Miscellaneous parameters are text strings available in the URL request or response body. You need to define recognizable text patterns conveying the miscellaneous parameters that then can be used in DC RUM reports as dimensions and enable additional ways of grouping data under specific categories of your interest. Miscellaneous parameters, unlike parameters extracted for URLs with parameters, are not defined together with an accompanying URL. When extracting Miscellaneous parameters, only the initial hit triggering the web page load is taken into account. The extracted Miscellaneous parameters must not be longer than 1030 bytes.

Grouping attributes are text strings available in the URL request or response body that uniquely identify clients. You need to define recognizable text patterns conveying the grouping attributes that then can be used in DC RUM reports as dimensions and enable additional ways of grouping data under specific categories of your interest.

To define dimensions, metrics, or attributes that you wish to extract and monitor:

  1. Open the Dimensions, Metrics, Attributes tab.
    1. In the RUM Console, open Devices and Connections ► Manage Devices.
    2. For the AMD you want to manage, select Open configuration.
    3. On the AMD Configuration screen, select Software Services ► User-Defined Software Services.
    4. On the User-Defined Software Services screen, select the software service for which you want to edit dimensions, metrics, or attributes.

    5. Right-click in the Rules table to add or edit a rule.

    6. On the Edit Rule screen, open the Dimensions, Metrics, Attributes tab.

  2. Add or open a definition to be monitored and reported in a specific way.
    In the Dimensions, Metrics, Attributes table, right-click and choose Add to create a new definition, or Open to open an existing definition. The Dimensions, Metrics, Attributes window will open.
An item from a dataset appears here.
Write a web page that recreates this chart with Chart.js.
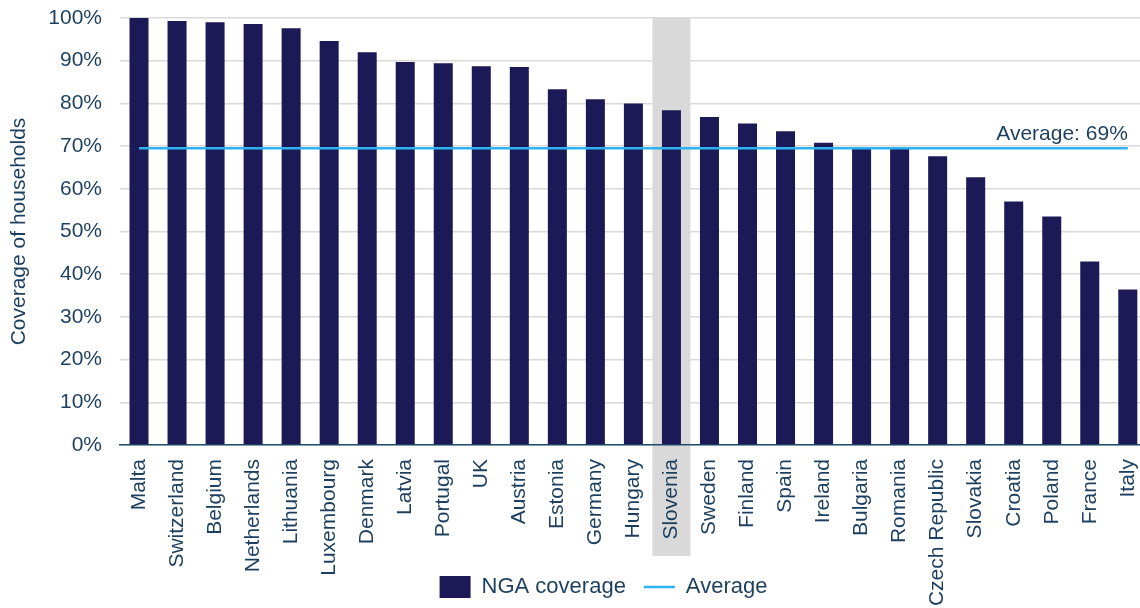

  3. Choose how the value should be reported

    Custom metric

    You can define up to five custom metrics to monitor certain types of measurable data that is specific to your network environment or software. Use this mechanism if you want to obtain non-standard measurements extracted from the HTTP, XML, or SOAP traffic.

    A custom metric is a non-standard metric you can use to count values specific to your web application. Custom metrics can be, for example, the number of items sold or the total value of a transaction. The values are reported as user-defined metrics on the report server.

    Custom metrics can be defined on the level of:

    • software service

    • URL

    • URL parameters

    The number of metrics for each level is globally limited to five.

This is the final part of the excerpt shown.